The support organization (or organizations, really, as it has its own complex structure) is its own thing in Symantec; it's not part of any product team, which is part of why there are odd bits of turf warfare internal to Symantec. If, for instance, a customer with maintenance had opened a case that involved a support rep, and the same customer then also reported their problem here on the forums - and got them to e-mail me and I just fixed it, that would *and did* generate complaints from the support managers to my manager.
Basically, the breach of protocol involved in *appearing* to bypass a support rep dealing with a customer (even when I had no reason to know the customer had already opened a case) was apparently a Big Enough Deal that regular complaints about it would be made. Fortunately, my managers were also New Zealanders and we all cared about, y'know, actually looking after the interests of customers and shareholders. So I got the cover I needed to actually do what was right rather than worry about not offending someone but still ... ugh. That's one of the things like hours wasted on expense reporting I don't miss.
[ This said, by the way, with respect for the support job and some great folks in the NA support org like Greg Haldeman who did (and may still be doing) great work. It's just that some folks in the support org took "thou shalt never be seen to contradict a statement made by a support rep" as holy writ rather than being a guideline to be overruled *when actual customer care is being compromised by it*. ]
Just as another point, Ghost was always based in New Zealand. The support org, aside from having its own many layers and separate management chain, is based primarily in North America where the customers are, with parallel support orgs in the regions. However, there never was anyone in the support org ever co-located with the Ghost dev + QA teams even though we had always wanted that and had tried to find a way to make it happen. I believe support folk were moved out to Utah after the Powerquest reverse takeover so it did get co-located with *their* dev, but that didn't exactly do any good for the real Ghost product.
that support would turn away any non revenue earning calls.
Calls don't really earn revenue; contracted support is its own thing different from sales revenue with a different accounting treatment (accrual, for starters) and who on earth knows what the Finance people did in terms of nominally allocating it.
The thing is that - nonwithstanding the turf-sensitivities alluded to above - the support org is full of people who a) are interested in actually supporting customers, and b) run some good process in terms of call logging and various other things. If a customer call came in *and* it matched an open case that had been referred to dev, then there's at least a decent chance that it could be matched up somehow, whether in the support org or dev person searching the support org's case-logging system.
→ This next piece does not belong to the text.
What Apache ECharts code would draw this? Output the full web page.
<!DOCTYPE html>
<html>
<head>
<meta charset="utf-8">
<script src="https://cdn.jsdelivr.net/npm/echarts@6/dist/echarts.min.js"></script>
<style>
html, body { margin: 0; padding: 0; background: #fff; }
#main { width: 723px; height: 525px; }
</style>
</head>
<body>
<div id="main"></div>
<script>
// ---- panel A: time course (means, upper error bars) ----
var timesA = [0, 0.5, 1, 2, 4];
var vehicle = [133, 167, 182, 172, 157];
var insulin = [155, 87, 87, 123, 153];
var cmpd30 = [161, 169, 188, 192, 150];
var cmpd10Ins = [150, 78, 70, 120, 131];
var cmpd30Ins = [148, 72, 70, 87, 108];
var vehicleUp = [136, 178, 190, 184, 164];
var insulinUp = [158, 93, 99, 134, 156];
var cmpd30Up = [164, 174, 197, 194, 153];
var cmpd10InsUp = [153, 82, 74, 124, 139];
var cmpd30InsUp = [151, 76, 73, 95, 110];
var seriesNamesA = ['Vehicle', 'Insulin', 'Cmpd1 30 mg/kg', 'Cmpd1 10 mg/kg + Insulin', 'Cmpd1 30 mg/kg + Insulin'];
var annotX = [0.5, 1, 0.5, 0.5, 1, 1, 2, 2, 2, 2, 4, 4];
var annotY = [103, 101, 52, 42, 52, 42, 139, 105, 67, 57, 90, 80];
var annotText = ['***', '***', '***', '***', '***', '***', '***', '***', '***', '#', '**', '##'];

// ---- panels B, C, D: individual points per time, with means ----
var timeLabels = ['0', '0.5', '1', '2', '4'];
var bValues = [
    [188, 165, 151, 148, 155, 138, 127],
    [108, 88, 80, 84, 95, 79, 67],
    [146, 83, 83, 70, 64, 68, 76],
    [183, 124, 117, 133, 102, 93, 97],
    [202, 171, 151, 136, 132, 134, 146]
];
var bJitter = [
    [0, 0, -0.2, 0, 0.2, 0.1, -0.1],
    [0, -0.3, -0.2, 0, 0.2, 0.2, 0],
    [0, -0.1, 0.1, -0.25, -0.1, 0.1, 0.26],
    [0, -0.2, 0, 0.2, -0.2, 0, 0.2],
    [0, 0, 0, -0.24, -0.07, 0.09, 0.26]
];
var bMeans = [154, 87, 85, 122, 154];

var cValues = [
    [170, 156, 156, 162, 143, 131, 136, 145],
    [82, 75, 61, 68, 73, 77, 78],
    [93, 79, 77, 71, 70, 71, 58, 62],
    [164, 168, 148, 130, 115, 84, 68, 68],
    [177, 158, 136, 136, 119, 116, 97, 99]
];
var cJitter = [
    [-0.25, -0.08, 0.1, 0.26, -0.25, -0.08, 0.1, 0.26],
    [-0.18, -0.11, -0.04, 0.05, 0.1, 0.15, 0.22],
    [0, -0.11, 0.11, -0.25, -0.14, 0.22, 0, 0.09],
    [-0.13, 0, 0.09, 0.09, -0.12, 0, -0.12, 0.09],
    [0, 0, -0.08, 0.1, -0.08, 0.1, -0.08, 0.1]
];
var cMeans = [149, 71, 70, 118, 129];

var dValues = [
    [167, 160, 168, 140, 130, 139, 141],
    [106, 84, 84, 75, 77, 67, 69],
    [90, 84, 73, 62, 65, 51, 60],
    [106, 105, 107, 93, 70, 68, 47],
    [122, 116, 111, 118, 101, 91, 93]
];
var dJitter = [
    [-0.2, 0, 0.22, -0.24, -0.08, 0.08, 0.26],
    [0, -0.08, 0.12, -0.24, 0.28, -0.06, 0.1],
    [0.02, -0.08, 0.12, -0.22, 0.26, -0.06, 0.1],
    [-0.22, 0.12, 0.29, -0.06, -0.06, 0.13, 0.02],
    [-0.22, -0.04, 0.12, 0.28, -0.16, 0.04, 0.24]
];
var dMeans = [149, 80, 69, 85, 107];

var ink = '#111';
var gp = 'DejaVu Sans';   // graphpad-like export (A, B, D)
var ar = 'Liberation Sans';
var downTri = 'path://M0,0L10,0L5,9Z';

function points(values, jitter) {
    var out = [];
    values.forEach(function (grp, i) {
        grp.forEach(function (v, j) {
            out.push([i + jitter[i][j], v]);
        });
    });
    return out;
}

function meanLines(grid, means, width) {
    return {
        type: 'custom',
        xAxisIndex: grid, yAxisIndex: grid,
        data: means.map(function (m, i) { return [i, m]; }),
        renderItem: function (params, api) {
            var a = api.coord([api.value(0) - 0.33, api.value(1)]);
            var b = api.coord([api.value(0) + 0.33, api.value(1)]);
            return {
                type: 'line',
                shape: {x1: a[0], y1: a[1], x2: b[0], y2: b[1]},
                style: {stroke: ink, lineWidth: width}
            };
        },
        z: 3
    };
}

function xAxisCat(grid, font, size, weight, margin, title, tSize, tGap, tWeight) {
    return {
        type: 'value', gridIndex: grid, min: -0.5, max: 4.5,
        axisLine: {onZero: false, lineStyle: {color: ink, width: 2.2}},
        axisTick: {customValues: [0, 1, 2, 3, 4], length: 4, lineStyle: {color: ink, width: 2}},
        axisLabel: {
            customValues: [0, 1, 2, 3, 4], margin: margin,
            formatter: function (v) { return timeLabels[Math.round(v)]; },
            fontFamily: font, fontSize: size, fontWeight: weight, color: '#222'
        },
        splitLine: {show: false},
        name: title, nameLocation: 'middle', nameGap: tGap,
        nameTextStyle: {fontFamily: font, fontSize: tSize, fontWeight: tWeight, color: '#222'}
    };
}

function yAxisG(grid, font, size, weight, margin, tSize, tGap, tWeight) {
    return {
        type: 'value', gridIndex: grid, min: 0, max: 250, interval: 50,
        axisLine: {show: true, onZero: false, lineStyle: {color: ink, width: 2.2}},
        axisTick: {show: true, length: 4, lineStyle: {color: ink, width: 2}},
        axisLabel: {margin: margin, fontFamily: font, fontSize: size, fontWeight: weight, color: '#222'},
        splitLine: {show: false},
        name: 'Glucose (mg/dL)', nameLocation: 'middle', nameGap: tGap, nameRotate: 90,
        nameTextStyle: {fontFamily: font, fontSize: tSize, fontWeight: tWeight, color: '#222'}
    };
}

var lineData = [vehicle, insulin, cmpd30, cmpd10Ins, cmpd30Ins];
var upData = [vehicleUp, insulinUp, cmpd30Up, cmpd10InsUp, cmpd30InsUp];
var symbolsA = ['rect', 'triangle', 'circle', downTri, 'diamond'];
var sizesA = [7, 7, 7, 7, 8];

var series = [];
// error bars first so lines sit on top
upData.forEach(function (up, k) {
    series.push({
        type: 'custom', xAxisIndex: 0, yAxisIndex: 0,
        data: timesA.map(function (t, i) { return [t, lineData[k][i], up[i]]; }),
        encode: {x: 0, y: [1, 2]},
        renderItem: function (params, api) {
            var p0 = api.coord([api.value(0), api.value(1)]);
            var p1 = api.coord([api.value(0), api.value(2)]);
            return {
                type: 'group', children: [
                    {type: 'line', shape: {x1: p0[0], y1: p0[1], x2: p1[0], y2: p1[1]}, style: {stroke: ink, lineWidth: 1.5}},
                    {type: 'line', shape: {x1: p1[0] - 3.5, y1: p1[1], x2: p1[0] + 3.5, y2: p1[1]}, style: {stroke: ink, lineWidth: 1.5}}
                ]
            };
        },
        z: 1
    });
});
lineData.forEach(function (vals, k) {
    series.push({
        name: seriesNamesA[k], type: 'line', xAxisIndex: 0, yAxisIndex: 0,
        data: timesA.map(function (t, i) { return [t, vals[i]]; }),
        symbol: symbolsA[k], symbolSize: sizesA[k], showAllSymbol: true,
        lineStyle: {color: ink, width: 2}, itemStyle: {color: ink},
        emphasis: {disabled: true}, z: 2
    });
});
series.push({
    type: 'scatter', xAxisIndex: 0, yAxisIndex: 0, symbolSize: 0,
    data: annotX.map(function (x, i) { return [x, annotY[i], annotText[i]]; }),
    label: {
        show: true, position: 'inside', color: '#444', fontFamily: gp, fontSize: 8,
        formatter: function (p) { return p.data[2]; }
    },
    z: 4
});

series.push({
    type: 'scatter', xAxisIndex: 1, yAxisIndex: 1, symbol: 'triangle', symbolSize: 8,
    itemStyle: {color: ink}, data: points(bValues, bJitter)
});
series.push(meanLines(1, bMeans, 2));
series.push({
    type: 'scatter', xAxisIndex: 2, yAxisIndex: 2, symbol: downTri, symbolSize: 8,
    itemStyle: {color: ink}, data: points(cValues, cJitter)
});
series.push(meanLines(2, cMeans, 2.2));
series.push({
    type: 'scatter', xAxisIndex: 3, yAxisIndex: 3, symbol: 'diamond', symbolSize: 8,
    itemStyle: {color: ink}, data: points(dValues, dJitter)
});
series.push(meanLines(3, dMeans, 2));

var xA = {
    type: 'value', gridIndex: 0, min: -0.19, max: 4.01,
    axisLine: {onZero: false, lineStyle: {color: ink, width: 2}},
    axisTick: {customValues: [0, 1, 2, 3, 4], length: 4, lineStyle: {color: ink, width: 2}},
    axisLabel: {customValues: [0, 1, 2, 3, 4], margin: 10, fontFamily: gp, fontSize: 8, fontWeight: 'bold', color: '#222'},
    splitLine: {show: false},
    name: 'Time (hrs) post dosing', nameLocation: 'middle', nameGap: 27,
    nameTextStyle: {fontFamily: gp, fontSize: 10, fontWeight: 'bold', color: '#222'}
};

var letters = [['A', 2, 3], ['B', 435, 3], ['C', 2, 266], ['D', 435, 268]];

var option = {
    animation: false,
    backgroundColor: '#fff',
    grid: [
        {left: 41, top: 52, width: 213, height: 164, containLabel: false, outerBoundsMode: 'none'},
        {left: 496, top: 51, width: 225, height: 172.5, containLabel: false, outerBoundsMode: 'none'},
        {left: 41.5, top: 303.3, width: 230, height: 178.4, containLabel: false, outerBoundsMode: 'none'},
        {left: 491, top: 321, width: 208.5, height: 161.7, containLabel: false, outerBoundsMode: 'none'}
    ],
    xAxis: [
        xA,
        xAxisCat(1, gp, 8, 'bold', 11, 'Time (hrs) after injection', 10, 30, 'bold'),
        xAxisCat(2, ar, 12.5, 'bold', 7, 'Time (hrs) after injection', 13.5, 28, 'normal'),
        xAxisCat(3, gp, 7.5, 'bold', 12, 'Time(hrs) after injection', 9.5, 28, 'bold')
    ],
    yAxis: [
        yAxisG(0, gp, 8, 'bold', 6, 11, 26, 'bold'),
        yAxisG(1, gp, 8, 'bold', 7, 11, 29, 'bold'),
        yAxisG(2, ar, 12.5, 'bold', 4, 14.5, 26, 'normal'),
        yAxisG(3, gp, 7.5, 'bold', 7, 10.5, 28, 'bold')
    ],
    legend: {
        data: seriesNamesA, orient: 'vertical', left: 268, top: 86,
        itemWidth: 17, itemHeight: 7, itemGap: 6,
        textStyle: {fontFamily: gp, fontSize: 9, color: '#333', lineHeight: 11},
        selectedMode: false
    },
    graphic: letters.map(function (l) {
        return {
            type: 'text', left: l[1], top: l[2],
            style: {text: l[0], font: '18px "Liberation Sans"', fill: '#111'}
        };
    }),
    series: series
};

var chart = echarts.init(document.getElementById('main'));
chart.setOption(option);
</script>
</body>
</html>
So, to get that escalation to dev, a problem case probably needs to come from someone with contracted support or be affecting a wide swathe of customers. However, as part of the escalation process there's some evaluation that gets done in the support org as to problem severity and mining the case-logging system for similar issues. Unfortunately the folks doing initial customer contact don't always know off the bat what questions to ask or what technical data to gather, but if you push information at them, it probably will go into their notes where it can be mined out and (hopefully) get into what's presented to dev when it gets escalated.